With some assistance from the DEA, opponents in the Senate, uncovered official details of an earlier arrest for small-time drug trafficking, and Escobar was publicly humiliated and forced to resign.
This led to a campaign of terror, in which many politicians and leading figures were murdered. The most audacious was the shooting of a presidential candidate who supported extradition to the US for narcotrafficantes. In fact three candidates were murdered during the same election in 1989.
When the newly-elected president vowed to continue with the policy of extradition, Escobar heightened his war against the state. Probably the worst crime was the bombing of an Avianca flight, on which the president was due to fly. At the last minute he was persuaded not to. Over 100 people died following the explosion.
He later modified his tactics to include the kidnapping of prominent Colombians as well as the liberal use of bombs and bullets.
There was counter-violence as well, both from right-wing paramilitaries and death squads as well as rival gangsters, especially the Cali cartel.
The TV series stops before the end of the saga. Escobar is still alive, having escaped from the resort-prison in which he was confined, just as the army move in to finally deal with him. So there is more to come in Series 2.
There are only a few months left in Escobar's life as the series ends, so I hope in Series 2 we see how the Cali cartel took over, and then when it is broken up how the centre of the trade moves to Mexico, bringing with it all of the murder and mayhem that Colombia experienced.
The show was directed by a Brazilian director Jose Padilha, and it is a Brazilian actor, Wagner Moura, who plays Escobar. It is in both Spanish and English (subtitles in English when Hispanics are speaking, and presumably for the Latin American market in Spanish or Portuguese when gringos are speaking).
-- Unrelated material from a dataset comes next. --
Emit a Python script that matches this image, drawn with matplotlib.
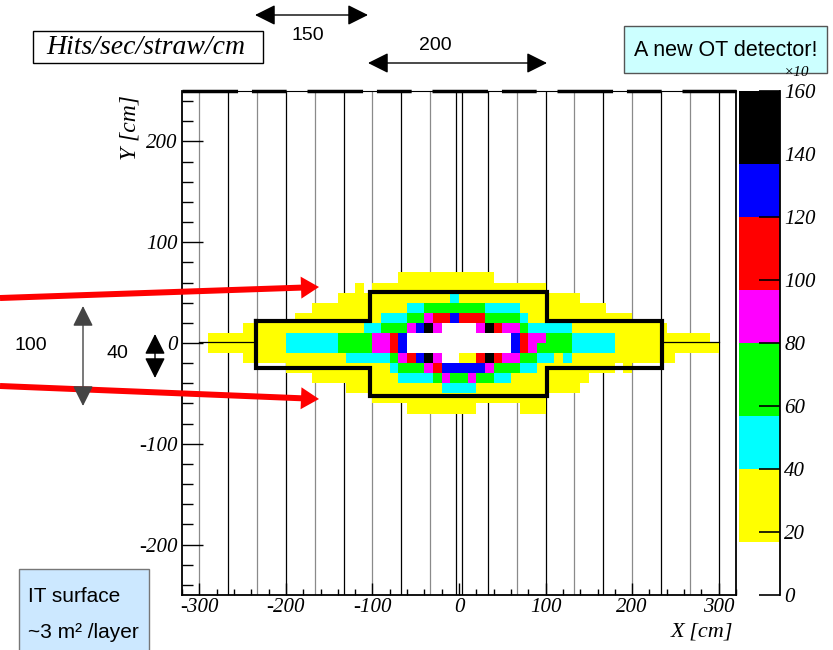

It is pleasingly non-didactic. There are no real shoot-em-up heroes. The leading role is that of Escobar, and while his ruthless murderous nature is made all too clear by his actions, he still comes across as a human being. Likewise the DEA agents are not portrayed uncritically. In fact I found DEA Agent Murphy, who you might, in a simpler format, call the good guy, a rather unsympathetic character.
The production values are very high and the violent scenes are very convincing, but violence is not gratuitously shown, as say in a Quentin Tarantino film.
Personally having spent a year in Colombia, I enjoyed hearing Colombian Spanish and seeing the country depicted on TV. It really is a very beautiful and varied country. Its major cities, Bogota, Medellin and Cali are all cities located in splendid mountain valleys with moderate climates - in fact Bogota at 8,800 feet can be decidedly cool, frosts being not unknown. But Colombia also has a Caribbean coast, spectacular mountains and equatorial jungle.
My memory, mostly of western Colombia, is of a green country, with mountains seldom far away. This comes across in Narcos, with some lovely shots of the country.
But it is a tragic country, which has had more than its fair share of violence and civil strife. When we were there in 1976, it was well-known for its crime and violence and one never felt entirely safe. But in fact that period was one of the more stable ones in its history. It was a couple of decades after la Violencia, a civil war in the 50s mainly over land, but before the later strife of the 80s and 90s introduced by cocaine and the drug cartels.
Simon Bolivar, the Liberator of Colombia and Venezuela (his sword features in Narcos) despaired of bringing peace and order to the land comparing it to "ploughing the sea". At present Colombia seems to be enjoying a more peaceful period. Indeed Medellin is now seen as a exemplar of modern urban planning. But with such a history I am not sure I would bet on peace, order and good government being a permanent feature of Colombia's future.